Desconhecidos, sem prerrogativas funcionais típicas de magistrados e membros do Ministério Público, para não se falar na sensível discrepância de remuneração, os advogados da União previnem os atos de improbidade nas Consultorias Jurídicas dos Ministérios, opinando em processos administrativos e licitações de valores milionários.
Seus pareceres prévios detectam inconsistências, ilegalidades e desvios, malogrando os esforços daqueles gestores dotados da chamada "ousadia dos canalhas". Situações desgastantes, pressões políticas e atritos com integrantes da Administração Pública, políticos e fornecedores fazem parte dessa realidade, tão comum quanto desconhecida do grande público.
A AGU, ao propor as 400 ações, assume a linha de frente de um enfrentamento que hoje se liga, no inconsciente coletivo, ao Ministério Público e à Polícia Federal. A notável iniciativa da Procuradoria-Geral da União e de todos os colegas envolvidos na força-tarefa tem o mérito de levar à população uma imagem nova do órgão, colocado como um ator efetivo na luta pela construção de um Brasil de mãos limpas.
Mais do que isso. Essa operação destaca a superação da velha dicotomia entre o interesse público primário, tutelável pelo Ministério Público, e o interesse público secundário, defendido pela AGU, conceitos nascidos sob o império da doutrina de Renato Alessi, divulgada no Brasil graças a Celso Antônio Bandeira de Mello. A AGU também é legítima para a defesa do interesse público primário, naquilo que se refira diretamente à União.
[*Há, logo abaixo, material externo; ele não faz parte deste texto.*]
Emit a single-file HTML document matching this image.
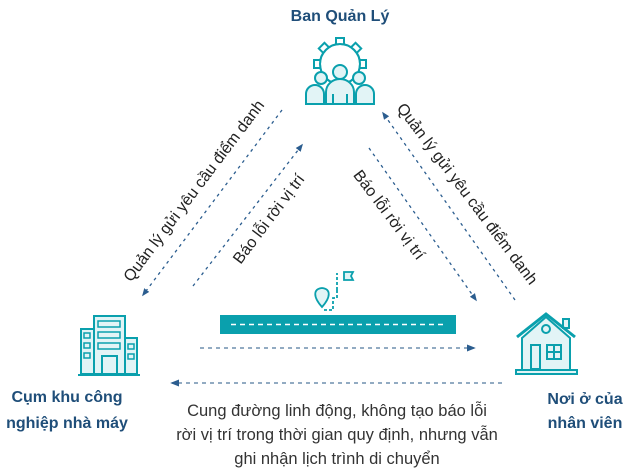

A Lei 7.347, de 24 de julho de 1985, que regula a Ação Civil Pública, em seu artigo 5o, define expressamente a legitimidade da União, que tem na AGU seu órgão de procuratura judicial, para o ajuizamento dessas ações. A Advocacia-Geral, portanto, simplesmente concretiza um comando da Lei da Ação Civil Pública, aparentemente esquecido.
Não é de se temer que haja uma superposição de atribuições com o Ministério Público, órgão que já conquistou as afeições sociais pelo excelente ofício de defesa da Constituição e do interesse público primário. A AGU tem por objeto a defesa da ordem jurídica e, como tal, é de ser admitida na tutela desses relevantes interesses. Demais disso, há tanta corrupção no Brasil, como revelam a História e as estatísticas, que a assunção pela AGU desse mister há de ser encarada como mais um esforço na construção de uma pátria livre da improbidade.
Na verdade, a própria estrutura funcional do órgão favorece o êxito dessas ações. A AGU possui um eficiente acompanhamento das ações desde os juízos de primeiro grau até o Supremo Tribunal Federal. Nos últimos anos, desenvolveu-se a cultura de um "escritório de advocacia" no órgão, o que implica a visita aos gabinetes dos magistrados, entrega de memoriais e realização de sustentações nas sessões de julgamento. Os corruptos, em muitos casos favorecidos pela prescrição e por outras manobras de retardamento dos processos, encontraram nos advogados da União diligentes opositores.